Editor's note: The following is a guest post from Paul Muller, co-founder and chief technology officer at mobile measurement company Adjust.
Since 2015, fraud rates have increased dramatically. The first fraud prevention filters denied attribution to installs coming from IPs associated with data centers or known proxy servers, only rejecting around potentially 2-3% as such fraud attempts were less common than they are today. Still, the impact was quite significant with some companies having been defrauded to the tune of $1 million a month.
The next big issue to emerge was click spamming, which has had a much larger overall effect, and today rejects another 5% of all attributions. These two filters that act as countermeasures to fraud attempts can drastically reduce fraud levels across the board, as fraudsters shift their focus to other apps that are not so well protected. These two filters proved a major success in combating fraud throughout 2017 and saved marketers millions of dollars.
At the end of the year, we learned about two new types of fraud — SDK spoofing and click injections — and began to investigate. SDK spoofing is a type of fraud that consumes an advertiser's budget by generating legitimate-looking installs without any real installs occurring. In this scheme, fraudsters utilize a real device without the device's user actually ever installing an app.
SDK spoofing is now harder to spot than fake installs generated in emulation or install farms, as the devices that fraudsters use in this scheme are real and, therefore, normally active and spread out. Fraudsters are starting to collect real device data by using their own apps or by leveraging any app they have control over. The intent of their data collection is malicious, but that doesn't mean that the app being exploited for data is purely malicious. The perpetrator's app might have a very real purpose or it might be someone else's legitimate app, and the perpetrators simply have access to it by means of having their SDK integrated within it. This could be any type of SDK — from monetization SDKs to any closed-source SDK — where the information being collected isn't transparent. Regardless of the specific circumstances, the fraudsters have access to an app that's being used by a large number of users, and this is what makes this type of fraud so dangerous to advertisers.

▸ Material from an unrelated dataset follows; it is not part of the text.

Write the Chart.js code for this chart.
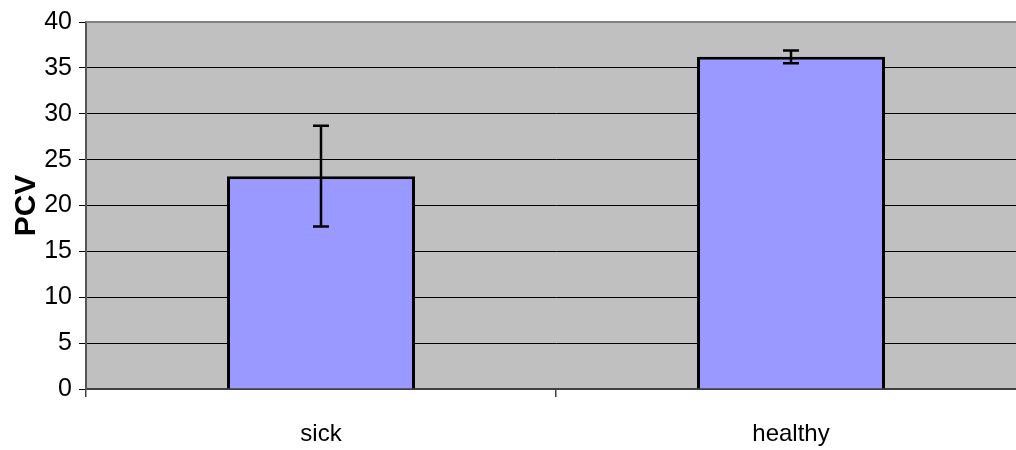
<!DOCTYPE html>
<html>
<head>
<meta charset="utf-8">
<script src="https://cdn.jsdelivr.net/npm/chart.js@4"></script>
<style>
    html, body { margin: 0; padding: 0; background: #ffffff; overflow: hidden; }
    #wrap { width: 1026px; height: 450px; position: relative; }
</style>
</head>
<body>
<div id="wrap"><canvas id="pcvChart"></canvas></div>
<script>
const categories = ['sick', 'healthy'];
const pcvMeans = [23.2, 36.2];
const pcvErrors = [5.5, 0.7];
const yTicks = [0, 5, 10, 15, 20, 25, 30, 35, 40];

// Gray plot background, drawn like the old spreadsheet chart
const plotBackground = {
    id: 'plotBackground',
    beforeDraw(chart) {
        const { ctx, chartArea } = chart;
        ctx.save();
        ctx.fillStyle = '#c0c0c0';
        ctx.fillRect(chartArea.left, chartArea.top, chartArea.right - chartArea.left, chartArea.bottom - chartArea.top);
        ctx.restore();
    },
    afterDraw(chart) {
        // gray top border sits over the 40 gridline
        const { ctx, chartArea } = chart;
        ctx.save();
        ctx.strokeStyle = '#808080';
        ctx.lineWidth = 2;
        ctx.beginPath();
        ctx.moveTo(chartArea.left, chartArea.top);
        ctx.lineTo(chartArea.right, chartArea.top);
        ctx.stroke();
        ctx.restore();
    }
};

// Error bars from the errors array
const errorBars = {
    id: 'errorBars',
    afterDatasetsDraw(chart) {
        const { ctx } = chart;
        const yScale = chart.scales.y;
        const meta = chart.getDatasetMeta(0);
        ctx.save();
        ctx.strokeStyle = '#000000';
        ctx.lineWidth = 2.5;
        meta.data.forEach((bar, i) => {
            const top = yScale.getPixelForValue(pcvMeans[i] + pcvErrors[i]);
            const bottom = yScale.getPixelForValue(pcvMeans[i] - pcvErrors[i]);
            const cap = 8;
            ctx.beginPath();
            ctx.moveTo(bar.x, top);
            ctx.lineTo(bar.x, bottom);
            ctx.moveTo(bar.x - cap, top);
            ctx.lineTo(bar.x + cap, top);
            ctx.moveTo(bar.x - cap, bottom);
            ctx.lineTo(bar.x + cap, bottom);
            ctx.stroke();
        });
        ctx.restore();
    }
};

const ctx = document.getElementById('pcvChart').getContext('2d');
new Chart(ctx, {
    type: 'bar',
    data: {
        labels: categories,
        datasets: [{
            label: 'PCV',
            data: pcvMeans,
            backgroundColor: '#9999ff',
            borderColor: '#000000',
            borderWidth: 3,
            categoryPercentage: 1,
            barPercentage: 0.40
        }]
    },
    options: {
        responsive: true,
        maintainAspectRatio: false,
        animation: false,
        layout: { padding: { top: 21, right: 0, left: 0, bottom: 0 } },
        plugins: {
            legend: { display: false },
            tooltip: { enabled: false }
        },
        scales: {
            x: {
                grid: {
                    offset: true,
                    drawOnChartArea: false,
                    color: '#404040',
                    lineWidth: 1.5,
                    tickLength: 8
                },
                border: { display: true, color: '#404040', width: 2 },
                ticks: {
                    color: '#000000',
                    padding: 23,
                    font: { family: 'Liberation Sans', size: 24 }
                },
                afterFit(axis) { axis.height = 61; }
            },
            y: {
                min: 0,
                max: 40,
                afterBuildTicks(axis) { axis.ticks = yTicks.map(v => ({ value: v })); },
                grid: {
                    color: '#000000',
                    lineWidth: 1,
                    tickLength: 7
                },
                border: { display: true, color: '#555555', width: 2 },
                ticks: {
                    color: '#000000',
                    padding: 7,
                    font: { family: 'Liberation Sans', size: 25 }
                },
                title: {
                    display: true,
                    text: 'PCV',
                    color: '#000000',
                    padding: { top: 9, bottom: 0 },
                    font: { family: 'Liberation Sans', size: 30, weight: 'bold' }
                },
                afterFit(axis) { axis.width = 86; }
            }
        }
    },
    plugins: [plotBackground, errorBars]
});
</script>
</body>
</html>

In response, the industry needs to adapt technology to ensure that requests coming in are from real users. Specifically, it's necessary to add cryptographic signatures to all incoming requests. Since first recognizing this new form of fraud, despite the industry's early efforts to prevent it, we've seen no decrease in the attempts of fraudsters. In fact, the numbers continue to grow. We've seen upward of 80% of campaigns being targeted, with no slowdown in sight.
The most shocking discovery of 2017, however, was the type of fraud known as click injection. A mechanism of Android was abused on an operating system level to trigger fraudulent clicks in the last second of an app's installation. In this way, all kinds of attributions were stolen, both those of organic users and those of users from paid sources alike. Networks are now seeing rejection rates of over 50%, meaning half of all attributions were fraudulent.
Buyers beware
Without proper education and active fraud prevention, user acquisition managers risk wasting a significant share of the budget they allocate outside of Google and Facebook. It's therefore more essential than ever that everyone buying mobile ads has a clear understanding of the types of fraud that exist as well as the dangers they present.
User acquisition managers should work closely with their ad network partners and data team to develop a solution that stops these fraud schemes dead in their tracks. We recommend creating a signature hash to sign SDK communication packages. This method ensures that replay attacks don't work, as a new dynamic parameter in the URL cannot be guessed or stolen, and is only ever used once.
Fraud is a constant battle that never sleeps, but you can start to take measures in preventing and limiting attacks from these SDK spoofing and click injection schemes today to make 2018 more successful for your business.